A unique feature of this type of business structure is its ability to exist for an indefinite time. This is a distinct advantage over the sole proprietorship and partnership business forms. A corporation also cannot be terminated by any change, removal, or death of an owner and/or stockholder. It is usually formed by the authority of the state government. Doing business in more than one state means that you must comply with each of the individual state laws, and these can vary considerably.
Additionally, corporations can be divided into two broad categories:
- public—A public corporation is a governmental body, for example, a state or political subdivision of a state.
- private—A private corporation is one that is created for commerce; it can have various characteristics of distinction with regard to stock or non-stock entities, religious, charitable, etc.
Corporations can elect how they want to be treated tax-wise. For example, a business that is incorporated can elect to be a non-profit; a “C” corporation; or a “Subsection S” corporation, all of which dictate their own tax status.
Advantages of the Corporation
- limited liability—Unless otherwise noted, the liability of the owner-stockholder is limited to his or her amount of investment.
- transfer of ownership—Ownership can be transferred without affecting the ongoing operation of the business.
- separate entity—A corporation has status and is recognized as a separate entity, separate from the stockholder owners.
- stability—It is relatively permanent in the sense that it continues to exist and to conduct business in the event of disability, illness, death, or any other condition that could impact an owner/stockholder. This is not true of a sole proprietorship or a partnership form of business.
- ease of securing capital—A corporation can secure large amounts of capital by issuing stock and long-term bonds. Long-term financing can also be secured by taking advantage of corporate assets.
- centralization of management—Owner/stockholders have supervised control of centralized management when they hire officers and managers.
- the availability of expertise and skills—The business can rely upon the expertise and the skills of many people.
Disadvantages of the Corporation
- limitations—Some activities are limited by the corporation’s charter and by various state laws.
- management—A corporation has a more complex management structure than that of a sole proprietorship or partnership. Management decisions must go through a structured process.
- manipulation—Minority stockholders can sometimes be exploited.
- regulation—Corporations are extensively regulated at the state and federal levels.
- expense—Forming and maintaining this business structure can have greater expenses when compared with a sole proprietorship or a partnership.
- taxation—The business has more taxation oversight, in which corporate income or profit are income taxed, as well as individual salaries and dividends.

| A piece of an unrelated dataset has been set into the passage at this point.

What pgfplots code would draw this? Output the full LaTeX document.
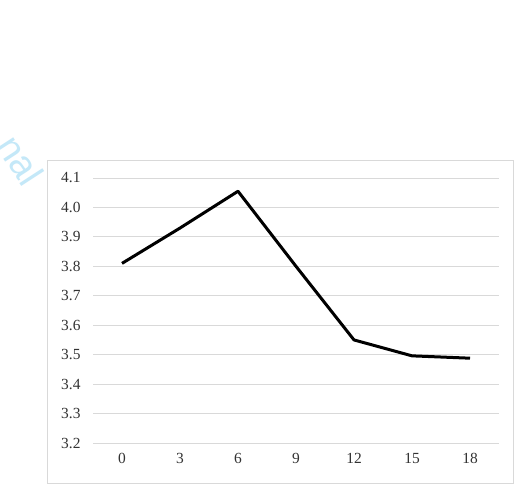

The Limited Liability Company (LLC)
The limited liability company was first established in 1977 in the State of Wyoming and is now adopted by statute in all 50 states and the District of Columbia. This form of business offers owners the limited liability advantage that the C corporation also offers. LLCs also offer tax and management advantages as offered with a partnership. Because the state statutes are not uniform, this business form is best suited for business activity that can be confined to one or two states.